The play has remained current, and widely produced in Canada and abroad, even though much of its detail is out of date. Women in Quebec are no longer shackled to the stove and the cradle; the province even has a famously liberal system of state-supported daycare. The Plateau-Mont-Royal, the play’s working-class setting, is now gentrified and trendy. Trading stamps no longer exist, except in altered forms as Canadian Tire money and Air Miles points.

Dated as it is in details, Les Belles-soeurs is a foundational document of modern Quebec. So is Refus global, a collection of essays published in 1948, which is best remembered for its opening manifesto by the painter Paul-Émile Borduas, against the stagnation of Quebec under church and state. This ecstatic document is now a hallowed text in the history of the Quiet Revolution, and enshrined as such at the Maison de la littérature in Quebec City.

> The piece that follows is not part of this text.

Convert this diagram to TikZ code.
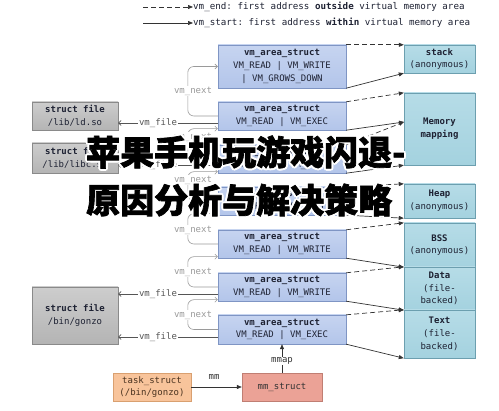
\documentclass[tikz,border=0pt]{standalone}
\usepackage{fontspec}
\setmonofont{DejaVu Sans Mono}
\newfontfamily\cjk{Noto Sans CJK SC}[BoldFeatures={FakeBold=2}]
\usetikzlibrary{arrows.meta}
\definecolor{vmfill}{HTML}{B3C5EA}
\definecolor{vmfilltop}{HTML}{C6D4F0}
\definecolor{vmdraw}{HTML}{7F95C4}
\definecolor{rgfill}{HTML}{A4D2DF}
\definecolor{rgfilltop}{HTML}{B6DCE7}
\definecolor{rgdraw}{HTML}{6C9FAF}
\definecolor{fifill}{HTML}{B4B4B4}
\definecolor{fifilltop}{HTML}{CDCDCD}
\definecolor{fidraw}{HTML}{8A8A8A}
\definecolor{txt}{HTML}{1E2233}
\definecolor{nextgray}{HTML}{9A9A9A}
\definecolor{filegray}{HTML}{555555}
\definecolor{taskfill}{HTML}{F8C49B}
\definecolor{taskdraw}{HTML}{D9A070}
\definecolor{tasktext}{HTML}{4A3320}
\definecolor{mmfill}{HTML}{EBA296}
\definecolor{mmdraw}{HTML}{C07E73}
\tikzset{
  base/.style={inner sep=0pt, align=center, text=txt,
    font=\ttfamily\fontsize{9}{12.7}\selectfont},
  vmbox/.style={base, draw=vmdraw, top color=vmfilltop, bottom color=vmfill,
    minimum width=128pt, minimum height=28pt},
  rgbox/.style={base, draw=rgdraw, top color=rgfilltop, bottom color=rgfill,
    minimum width=71pt},
  fibox/.style={base, draw=fidraw, top color=fifilltop, bottom color=fifill,
    minimum width=86pt},
  endarrow/.style={draw=black!80, line width=0.7pt, dash pattern=on 5pt off 3pt,
    -{Triangle[length=5pt,width=4pt]}},
  startarrow/.style={draw=black!80, line width=0.7pt,
    -{Triangle[length=5pt,width=4pt]}},
  nextarrow/.style={draw=nextgray, line width=0.6pt, rounded corners=6pt,
    -{Straight Barb[length=2.5pt,width=5pt]}},
  filearrow/.style={draw=filegray, line width=0.7pt,
    -{Straight Barb[length=2.5pt,width=5pt]}},
  nextlbl/.style={inner sep=1pt, fill=white, text=nextgray,
    font=\ttfamily\fontsize{9}{10}\selectfont},
  filelbl/.style={inner sep=1pt, fill=white, text=filegray,
    font=\ttfamily\fontsize{9}{10}\selectfont},
  leg/.style={anchor=west, inner sep=0pt, text=txt,
    font=\ttfamily\fontsize{9.2}{10}\selectfont},
  cjkline/.style={anchor=west, inner sep=0pt, font=\cjk\bfseries\fontsize{34}{36}\selectfont},
}
\begin{document}
\begin{tikzpicture}[x=1pt,y=-1pt]
\useasboundingbox (0,0) rectangle (499,411);
\fill[white] (0,0) rectangle (499,411);

% legend
\coordinate (l1s) at (143,7);
\coordinate (l2s) at (143,23);
\node[leg] (leg1) at (193,7) {vm\_end: first address \textbf{outside} virtual memory area};
\node[leg] (leg2) at (193,23) {vm\_start: first address \textbf{within} virtual memory area};
\draw[endarrow] (l1s) -- (leg1.west);
\draw[startarrow] (l2s) -- (leg2.west);

% vm_area_struct boxes
\node[vmbox, minimum height=43pt] (v1) at (282,66.5) {\textbf{vm\_area\_struct}\\VM\_READ | VM\_WRITE\\| VM\_GROWS\_DOWN};
\node[vmbox] (v2) at (282,116) {\textbf{vm\_area\_struct}\\VM\_READ | VM\_EXEC};
\node[vmbox] (v3) at (282,159) {\textbf{vm\_area\_struct}\\VM\_READ | VM\_EXEC};
\node[vmbox] (v4) at (282,201) {\textbf{vm\_area\_struct}\\VM\_READ | VM\_WRITE};
\node[vmbox] (v5) at (282,244) {\textbf{vm\_area\_struct}\\VM\_READ | VM\_WRITE};
\node[vmbox] (v6) at (282,287) {\textbf{vm\_area\_struct}\\VM\_READ | VM\_WRITE};
\node[vmbox, minimum height=29pt] (v7) at (282,329.5) {\textbf{vm\_area\_struct}\\VM\_READ | VM\_EXEC};

% region boxes
\node[rgbox, minimum height=28pt] (stack) at (439.5,59) {\textbf{stack}\\(anonymous)};
\node[rgbox, minimum height=72pt] (mmap) at (439.5,129) {\textbf{Memory}\\\textbf{mapping}};
\node[rgbox, minimum height=34pt] (heap) at (439.5,201) {\textbf{Heap}\\(anonymous)};
\node[rgbox, minimum height=44pt] (bss) at (439.5,245) {\textbf{BSS}\\(anonymous)};
\node[rgbox, minimum height=43pt] (data) at (439.5,288.5) {\textbf{Data}\\(file-\\backed)};
\node[rgbox, minimum height=48pt] (textseg) at (439.5,334) {\textbf{Text}\\(file-\\backed)};
\coordinate (mmid) at (404,122);

% file boxes
\node[fibox, minimum height=28pt] (ld) at (75,116) {\textbf{struct file}\\/lib/ld.so};
\node[fibox, minimum height=30pt] (libc) at (75,158) {\textbf{struct file}\\/lib/libc.so};
\node[fibox, minimum height=57pt] (gonzo) at (75,315.5) {\textbf{struct file}\\/bin/gonzo};

% task / mm
\node[base, draw=taskdraw, fill=taskfill, text=tasktext, minimum width=78pt, minimum height=28pt] (task) at (152,387) {task\_struct\\(/bin/gonzo)};
\node[base, draw=mmdraw, fill=mmfill, text=black!80, minimum width=80pt, minimum height=28pt] (mm) at (282,387) {mm\_struct};

% right side arrows
\draw[endarrow] (v1.north east) -- (stack.north west);
\draw[startarrow] (v1.south east) -- (stack.south west);
\draw[endarrow] (v2.north east) -- (mmap.north west);
\draw[startarrow] (v2.south east) -- (mmid);
\draw[endarrow] (v3.north east) -- (mmid);
\draw[startarrow] (v3.south east) -- (mmap.south west);
\draw[endarrow] (v4.north east) -- (heap.north west);
\draw[startarrow] (v4.south east) -- (heap.south west);
\draw[endarrow] (v5.north east) -- (bss.north west);
\draw[startarrow] (v5.south east) -- (bss.south west);
\draw[endarrow] (v6.north east) -- (data.north west);
\draw[startarrow] (v6.south east) -- (data.south west);
\draw[endarrow] (v7.north east) -- (textseg.north west);
\draw[startarrow] (v7.south east) -- (textseg.south west);

% vm_next links
\coordinate (in2) at ([yshift=1.5pt]v2.south west);
\coordinate (in3) at ([yshift=1.5pt]v3.south west);
\coordinate (in4) at ([yshift=1.5pt]v4.south west);
\coordinate (in5) at ([yshift=1.5pt]v5.south west);
\coordinate (in6) at ([yshift=1.5pt]v6.south west);
\draw[nextarrow] (v2.west) -- ++(-30,0) |- (v1.west);
\draw[nextarrow] (v3.west) -- ++(-30,0) |- (in2);
\draw[nextarrow] (v4.west) -- ++(-30,0) |- (in3);
\draw[nextarrow] (v5.west) -- ++(-30,0) |- (in4);
\draw[nextarrow] (v6.west) -- ++(-30,0) |- (in5);
\draw[nextarrow] (v7.west) -- ++(-30,0) |- (in6);
\node[nextlbl] (n1) at (193,91) {vm\_next};
\node[nextlbl] (n2) at (193,137) {vm\_next};
\node[nextlbl] (n3) at (193,180) {vm\_next};
\node[nextlbl] (n4) at (193,230) {vm\_next};
\node[nextlbl] (n5) at (193,272) {vm\_next};
\node[nextlbl] (n6) at (193,315) {vm\_next};

% vm_file links
\coordinate (o2) at ([yshift=-7pt]v2.west);
\coordinate (o3) at ([yshift=-6pt]v3.west);
\coordinate (o6) at ([yshift=-7pt]v6.west);
\coordinate (o7) at ([yshift=-7.5pt]v7.west);
\draw[filearrow] (o2) -- (ld.east |- o2);
\draw[filearrow] (o3) -- (libc.east |- o3);
\draw[filearrow] (o6) -- (gonzo.east |- o6);
\draw[filearrow] (o7) -- (gonzo.east |- o7);
\node[filelbl] (f1) at (158,123) {vm\_file};
\node[filelbl] (f2) at (158,165) {vm\_file};
\node[filelbl] (f3) at (158,294) {vm\_file};
\node[filelbl] (f4) at (158,337) {vm\_file};

% mm / mmap
\draw[startarrow, line width=0.6pt] (task.east) -- (mm.west);
\node[inner sep=0pt, text=black!80, font=\ttfamily\fontsize{9}{10}\selectfont] (mmlbl) at (214,377) {mm};
\draw[startarrow, line width=0.6pt] (mm.north) -- (v7.south);
\node[inner sep=1pt, fill=white, text=black!80, font=\ttfamily\fontsize{9}{10}\selectfont] (mmaplbl) at (282,361) {mmap};

% overlay title
\foreach \dx/\dy [count=\k] in {-2/0,2/0,0/-2,0/2,-1.5/-1.5,1.5/1.5,-1.5/1.5,1.5/-1.5}{
  \node[cjkline, text=white] (ha\k) at (86+\dx,152+\dy) {苹果手机玩游戏闪退-};
  \node[cjkline, text=white] (hb\k) at (86+\dx,200+\dy) {原因分析与解决策略};
}
\node[cjkline, text=black] (t1) at (86,152) {苹果手机玩游戏闪退-};
\node[cjkline, text=black] (t2) at (86,200) {原因分析与解决策略};
\end{tikzpicture}
\end{document}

Quebec has a more jaundiced experience with foundational political documents, above all with the Constitution of Canada as passed by Parliament in 1982. Nobody found it liberating to be told that Quebec’s consent was not required for a law that would affect every aspect of life in the province.

The provincial government has passed bills that were foundational for modern Quebec, such as measures from the early 1960s to update education, and the 1963 act that nationalized hydro-electric power. But René Lévesque, then-minister of natural resources, spoke about hydro in the same cultural terms the government applied to school reforms. The new power corporation would be property of the people, he said, who “at last, for once … will truly be maîtres chez eux in all the regions of Quebec.”

Bill 101, the Charter of the French Language, was also an act of government (under Mr. Lévesque as premier), but its whole purpose was cultural. It guaranteed the centrality of French in Quebec, and permanently changed the cultural landscape. No Quebec premier would dream of repealing it.

Les Belles-soeurs is a dark play. The women who gather at the start in a more or less neighbourly mood end by giving in to envy and greed. A French musical version in 2010, which added 15 songs and cut more than half of Mr. Tremblay’s text, may have tried to lighten the tone. A 2014 English musical even attempted “to put a more positive spin on the ending,” as one of its creators said.

For a Quebec francophone audience, the play is a vivid dead-end from the past, out of which the Quiet Revolution opened the way to a freer future. There is a happy ending, but it comes later, and off stage.

The character and experiences expressed in pithy fashion by each member of the large cast are still gripping. The Guardian’s Scottish theatre critic called Les Belles-soeurs “one of the greatest plays of the twentieth century,” during a 2012 tour of a Scots version called The Guid Sisters.

The original version was first seen the same year as the publication of Mr. Lévesque’s sovereigntist essay, An Option for Quebec. An early passage in the book celebrates the French language and “the group obstinacy which has kept alive that portion of North America we call Quebec.” Mr. Lévesque also writes of “our own special wavelength on which, despite all interference, we can tune each other in loud and clear.” Les Belles-soeurs is still helping to define that wavelength, 50 years after its premiere.